Members of your team could be struggling with the same problems of time and are reluctant to leave their comfort zones or routines. They may need a bit of coaxing from you to get out of their shell and start moving again. Try these four suggestions to help them: 

  • Review the List - Go over the list above and come up with a training plan for the upcoming year. Find out what your employees’ goals are and couple them with the goals of the company. 
  • Be Prescriptive - If left to their own devices, many people struggle with what they need to improve. They may not be sure of the best provider, courses or even format. Start with a crystal clear path for them to follow. 
  • Include Training in Goals - Set quarterly goals that require training milestones to be met. There’s truth to the adage, “that which gets measured gets managed.”  
  • Make Time and/or Pay for the Training - Provide coverage for your teammates while they are in training, and have the company pay for it if possible. It’s frustrating to think you’re going to be able to focus on training for a couple of days, but the calls and texts don’t stop coming from you and other team members. 
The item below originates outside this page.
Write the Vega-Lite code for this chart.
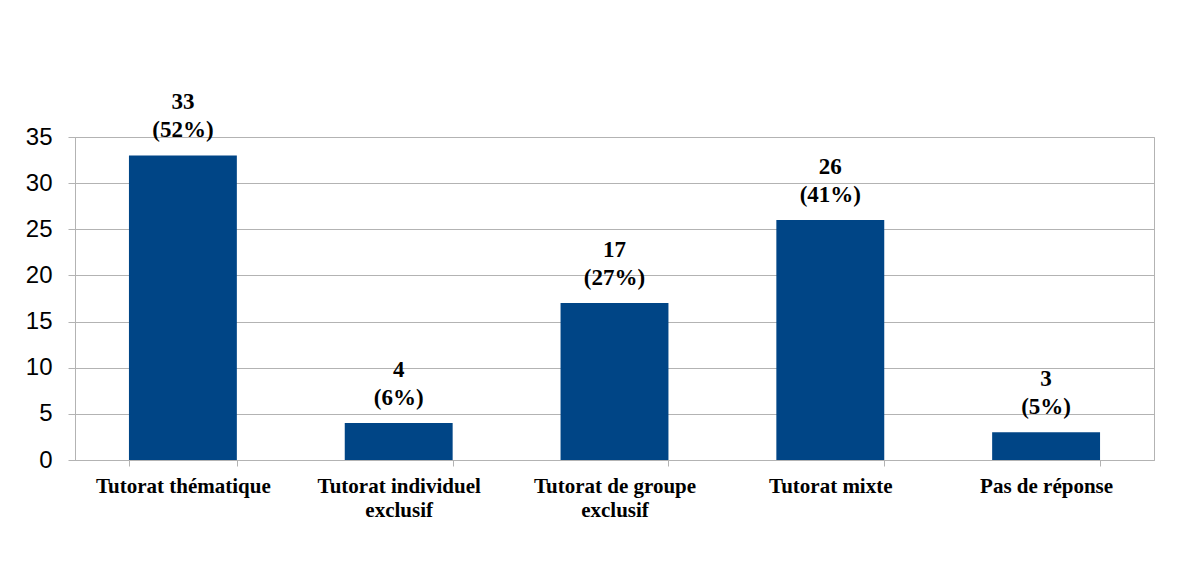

You may even be able to coax them out of their shells with a bit of food by hosting (and paying for) Lunch n’ Learns! 

But, My Company Won’t Pay for Training 

Most companies will pay for and encourage training, but some won’t. Does that mean you stay in your shell and never come out? Of course not. Who paid for your training / education prior to getting this job? You probably did. You invested the time and money in yourself to learn what you needed to get into this profession. Keep investing in yourself, even if it’s just an annual training subscription. It will pay for itself in no time as you continue your search for a company that will pay for training. 

When it comes to training, slow and steady wins the race. Invest in training today for you and your team members and reap big dividends in the future!